For hellions, use zerglings with speed or roaches. With zerglings, you want to surround them or else they can pick of the zerglings. With roaches, you use them more for preventing hellions from getting into your base, because without creep your roaches are to slow to defend against them.

Thors can be difficult to deal with. The best way to deal with them is to try to pick them off before they get many. If they only have one, you can magic box your mutas over it to kill it off, but with two or more it starts to become very inefficient with mutas. Zerglings do well against them, though they can get annoying when the terran has a big ball of units.


7. Basics against Protoss

Against protoss, it is very important to not only scout their bases, but also to scout for proxy pylons. Be especially careful on your early expansions against a forge FE protoss. They can build a pylon and cannon outside the vision of your building hatchery. Their favorite spots are generally behind the minerals, as it makes it difficult to get a surround.

Scouting with a drone against a protoss can be a huge help. If you are good at watching the drone and your base, you can scout everything he is building in his base until about a min after he finishes his cyber core. Zealots and probes cannot catch the drone, so you just keep moving him around. You can also steal a gas, because protoss is a gas intensive race. This can also tell you what he is building as he will send his first few units to kill the extractor.

Zergling/roach into infestor or mutas is the most common strategy. Infestors are more common than mutas, because the mutas are much harder to handle in this match up since protoss often have blink stalkers. You need the spire built regardless for the ability to get corruptors in case of colossus.

The important thing to remember in this match is to pick off small parts of the army as you can. As the protoss gets a true death ball, mostly of stalkers and colossuses, they become very hard to beat, but they don’t have the mobility you do. Use zerglings to do run bys on their mineral lines. Use your infestors to attack their front wall with infested terrans. Another big part is to always stay one base ahead of them.

If they do get the death ball, use your corruptors to take out the colossus, use the corruption ability and focus fire them down. Use infestors to fungal the stalkers preventing blink micro, and neural parasite any immortals, as they will cause the most damage to both you and them. Zerglings are better not to bring in right away, because the colossus will destroy them before they do much.


8. Upgrades

There is a lot of math involved in deciding specific upgrades, but I will cover the most important ones to remember.

vs. Protoss:
1) +1 Ground Carapace: If you are up against zealots, zerglings need to keep equal armor upgrades to their attack upgrades. One upgrade below them means your zerglings die to 2 attacks rather than 3.
2) +2 Melee attack: If you are getting banelings, having the 2 upgrades makes banelings one shot workers.

vs.
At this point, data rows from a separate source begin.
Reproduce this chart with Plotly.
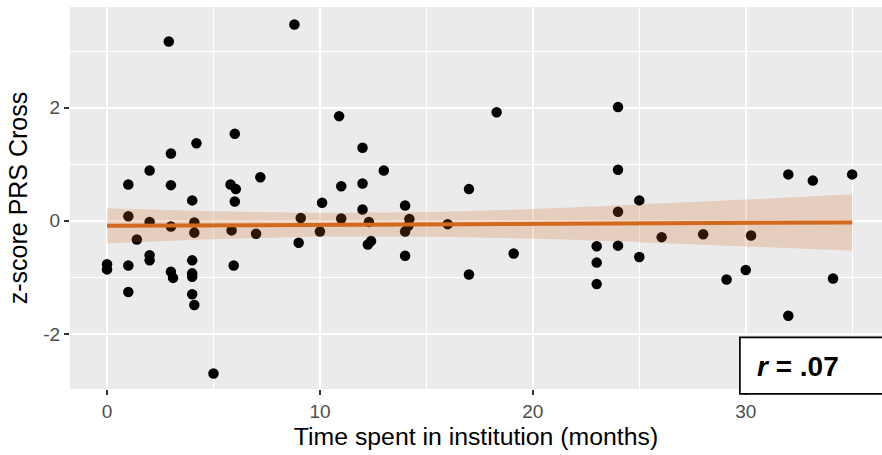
import plotly.graph_objects as go

# months in institution, z-score PRS Cross
months = [0, 0, 1, 1, 1, 1, 1.4, 2, 2, 2, 2, 2.9, 3, 3, 3, 3, 3.1,
          4, 4.2, 4.1, 4.1, 4, 4, 4, 4, 4.1, 5, 6, 5.8, 6.05, 6, 5.85, 5.95,
          7.2, 7, 8.8, 9, 9.1, 10.1, 10, 10.9, 11, 11, 12, 12, 12, 12.3, 12.25,
          12.4, 13, 14, 14.2, 14.15, 14, 14, 16, 17, 17, 18.3, 19.1, 23, 23, 23,
          24, 24, 24, 24, 25, 25, 26.05, 28, 29.1, 30, 30.25, 32, 32, 33.15, 34.1, 35]
zscore = [-0.77, -0.86, 0.64, 0.08, -0.79, -1.26, -0.33, 0.89, -0.02, -0.61, -0.70,
          3.17, 1.19, 0.63, -0.10, -0.90, -1.01,
          0.36, 1.37, -0.03, -0.21, -0.70, -0.93, -0.99, -1.30, -1.49, -2.70,
          1.54, 0.64, 0.56, 0.34, -0.17, -0.79,
          0.77, -0.23, 3.47, -0.39, 0.05, 0.32, -0.19, 1.85, 0.61, 0.04, 1.29, 0.66, 0.20,
          -0.02, -0.42, -0.36, 0.89, 0.27, 0.03, -0.09, -0.19, -0.62, -0.06, 0.56, -0.95,
          1.92, -0.58, -0.45, -0.74, -1.12, 2.01, 0.90, 0.16, -0.44, 0.36, -0.64, -0.29,
          -0.24, -1.04, -0.87, -0.26, 0.82, -1.68, 0.71, -1.02, 0.82]

# linear-fit line and its 95% confidence band
fit_x = [0, 5, 10, 15, 20, 25, 30, 35]
fit_y = [-0.09, -0.08, -0.07, -0.065, -0.055, -0.045, -0.04, -0.03]
band_upper = [0.22, 0.167, 0.142, 0.154, 0.21, 0.288, 0.374, 0.47]
band_lower = [-0.40, -0.327, -0.282, -0.284, -0.32, -0.378, -0.454, -0.53]

x_ticks = [0, 10, 20, 30]
x_tick_labels = ["0", "10", "20", "30"]
x_minor = [5, 15, 25, 35]
y_ticks = [-2, 0, 2]
y_tick_labels = ["-2", "0", "2"]
y_minor = [-3, -1, 1, 3]
r_label = "<b><i>r</i> = .07</b>"

LINE = "rgb(210,105,30)"

fig = go.Figure()
fig.add_trace(go.Scatter(x=months, y=zscore, mode="markers",
                         marker=dict(color="black", size=10.5, line=dict(width=0)),
                         showlegend=False, hoverinfo="skip"))
fig.add_trace(go.Scatter(x=fit_x, y=band_lower, mode="lines",
                         line=dict(width=0, shape="spline", smoothing=0.8),
                         showlegend=False, hoverinfo="skip"))
fig.add_trace(go.Scatter(x=fit_x, y=band_upper, mode="lines", fill="tonexty",
                         fillcolor="rgba(210,105,30,0.22)",
                         line=dict(width=0, shape="spline", smoothing=0.8),
                         showlegend=False, hoverinfo="skip"))
fig.add_trace(go.Scatter(x=fit_x, y=fit_y, mode="lines", line=dict(color=LINE, width=4),
                         showlegend=False, hoverinfo="skip"))

axis_common = dict(showline=False, zeroline=False, gridcolor="white", gridwidth=1.6,
                   ticks="outside", ticklen=5, tickwidth=1.5, tickcolor="#333333",
                   tickfont=dict(family="Liberation Sans, Arial", size=19, color="#4D4D4D"),
                   tickmode="array")

fig.update_xaxes(range=[-1.74, 36.4], tickvals=x_ticks, ticktext=x_tick_labels,
                 minor=dict(tickvals=x_minor, showgrid=True, gridcolor="white", gridwidth=0.8,
                            ticks=""),
                 title=dict(text="Time spent in institution (months)",
                            font=dict(family="Liberation Sans, Arial", size=24.8, color="black"),
                            standoff=6),
                 **axis_common)
fig.update_yaxes(range=[-2.975, 3.78], tickvals=y_ticks, ticktext=y_tick_labels,
                 minor=dict(tickvals=y_minor, showgrid=True, gridcolor="white", gridwidth=0.8,
                            ticks=""),
                 title=dict(text="z-score PRS Cross",
                            font=dict(family="Liberation Sans, Arial", size=25, color="black"),
                            standoff=8),
                 **axis_common)

fig.add_shape(type="rect", xref="paper", yref="paper", x0=0.825, x1=1.05, y0=-0.013, y1=0.135,
              line=dict(color="black", width=1.7), fillcolor="white", layer="above")
fig.add_annotation(xref="paper", yref="paper", x=0.897, y=0.058, text=r_label, showarrow=False,
                   font=dict(family="Liberation Sans Narrow, Arial Narrow, Liberation Sans, Arial",
                             size=28, color="black"),
                   xanchor="center", yanchor="middle")

fig.update_layout(width=882, height=455, margin=dict(l=70, r=0, t=7, b=66),
                  plot_bgcolor="#EBEBEB", paper_bgcolor="white", showlegend=False)

fig.write_html("out.html")
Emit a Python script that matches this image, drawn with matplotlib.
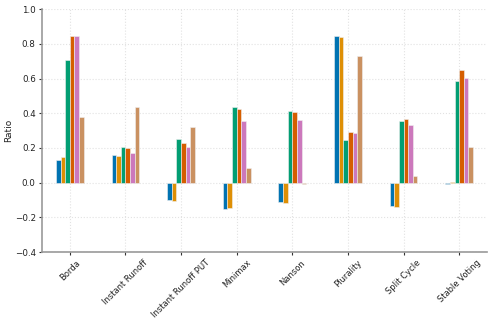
import matplotlib
matplotlib.use("Agg")
import matplotlib.pyplot as plt
import numpy as np

categories = ["Borda", "Instant Runoff", "Instant Runoff PUT", "Minimax", "Nanson",
              "Plurality", "Split Cycle", "Stable Voting"]
series_names = ["S1", "S2", "S3", "S4", "S5", "S6"]
s1 = [0.131, 0.160, -0.100, -0.150, -0.113, 0.846, -0.134, -0.008]
s2 = [0.150, 0.156, -0.106, -0.144, -0.115, 0.839, -0.138, 0.003]
s3 = [0.708, 0.206, 0.254, 0.437, 0.414, 0.248, 0.354, 0.587]
s4 = [0.846, 0.198, 0.231, 0.425, 0.408, 0.292, 0.369, 0.648]
s5 = [0.846, 0.173, 0.208, 0.354, 0.362, 0.285, 0.333, 0.602]
s6 = [0.377, 0.438, 0.321, 0.083, -0.005, 0.731, 0.037, 0.204]
series = [s1, s2, s3, s4, s5, s6]
colors = ["#0173b2", "#de8f05", "#029e73", "#d55e00", "#cc78bc", "#ca9161"]

fig = plt.figure(figsize=(4.92, 3.28), dpi=100)
ax = fig.add_axes([42/492, 76/328, 445/492, 242.7/328])

x = np.arange(len(categories))
n = len(series)
w = 0.5 / n
for i, (vals, c, name) in enumerate(zip(series, colors, series_names)):
    ax.bar(x + (i - (n - 1) / 2) * w, vals, width=w, color=c, edgecolor="#f0f0f0",
           linewidth=0.4, label=name, zorder=3)

ax.set_xlim(-0.5, len(categories) - 0.5)
ax.set_ylim(-0.4, 1.0)
ax.set_yticks(np.arange(-0.4, 1.01, 0.2))
ax.set_xticks(x)
ax.set_xticklabels(categories, rotation=45, fontsize=6)
ax.tick_params(axis="y", labelsize=6.3)
ax.tick_params(axis="both", colors="#333333", labelcolor="#222222", length=2.5, width=0.8, pad=2)
ax.set_ylabel("Ratio", fontsize=6.5, color="#222222")
ax.yaxis.set_label_coords(-29/445, 0.5)
ax.grid(True, color="#e2e2e2", linestyle=":", linewidth=0.8, zorder=0)
for s in ["top", "right"]:
    ax.spines[s].set_visible(False)
for s in ["left", "bottom"]:
    ax.spines[s].set_color("#999999")
    ax.spines[s].set_linewidth(1.2)

fig.savefig("out.png", dpi=100)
Terran: There are not really any specific upgrades for using against terrans that make a big difference.

vs. Zerg:
1) +1 Ground Carapace: If you are going zergling against roaches. This prevents getting 2 shotted if the roaches have the +1 to the attack, but only the first upgrade will prevent this.
2) +2 Melee attack: If you are getting banelings, having the 2 upgrades makes banelings one shot workers.
3) +1 Missile Attack: If you are going roaches against zerglings. This makes your roaches 2 shot the zerglings instead of 3.

vs. All:
1) +1 Flyer attack: If you get mutas, always get this upgrade. The first upgrade makes each bounce do one additional damage, the other upgrades don’t increase the damage as much.

Though eventually you do want to upgrade as much as you can, a good way to figure out what upgrades to get first is to look at what you are going up against. If their attacks are low damage/high attack speed, get armor first; if their attacks are high damage/slow attack speed, get damage first. The reason for this is how damage and armor upgrades work. No matter what unit it is or what unit is attacking you, 1 armor reduces the amount of damage taken by 1 for each hit, so for high attack speed units this is very effective, but not so much if the unit has a slow attack speed. Damage upgrades increase at different rates based on the unit you are upgrading, some get 1 damage increase per level, and others can get 5 per level.

To explain this I will examine a tank vs zergling battle. I will only look at the numbers not the actually facts of the battle for this example. With the tank, he does 35/3 sec and if he upgrades his damage will be doing 38/3 sec, a difference of 1 dps. The tank will take 4/.7 sec or if he upgrades his armor 3/.7 sec. That is about 9% increase in damage or a 25% reduction in damage taken.

For the zergling, it changes a bit. The zergling takes 35/3 sec and with the armor upgrade will take 34/3 sec. The zergling will deal 4/.7 sec or if he upgrades his damage will be 5/.7 sec. This time the reduction of damage is only 3%, but the increase in damage is still 25%.

I hope this example helped give you an idea about upgrades, but remember regardless of the numbers, eventually you want to get all the upgrades. Just look at that battle in reality, though the damage reduction from the tanks is minimal for the zerglings, the armor upgrade will help against the marines which would be in the battle as well.


9. Zerg end game

When it comes to the end game there are two paths to take, and they are not easy to merge. Going for either brood lords or ultralisks. Ultralisks are better at open areas, and not so good with choke points or small areas. Brood Lords are good with cliffs and those smaller areas.

Brood Lords:
Best goes with infestors/zerglings or hydralisks/roaches. Infestor/zergling is the more common path to take with brood lords.

Ultralisks:
Best goes with infestor/zerglings or hydralisk/zerglings. Infestor/zerglings being the most common. If you are good with spreading creep, another good unit would be queens mostly to transfuse the ultralisks, keeping them alive longer.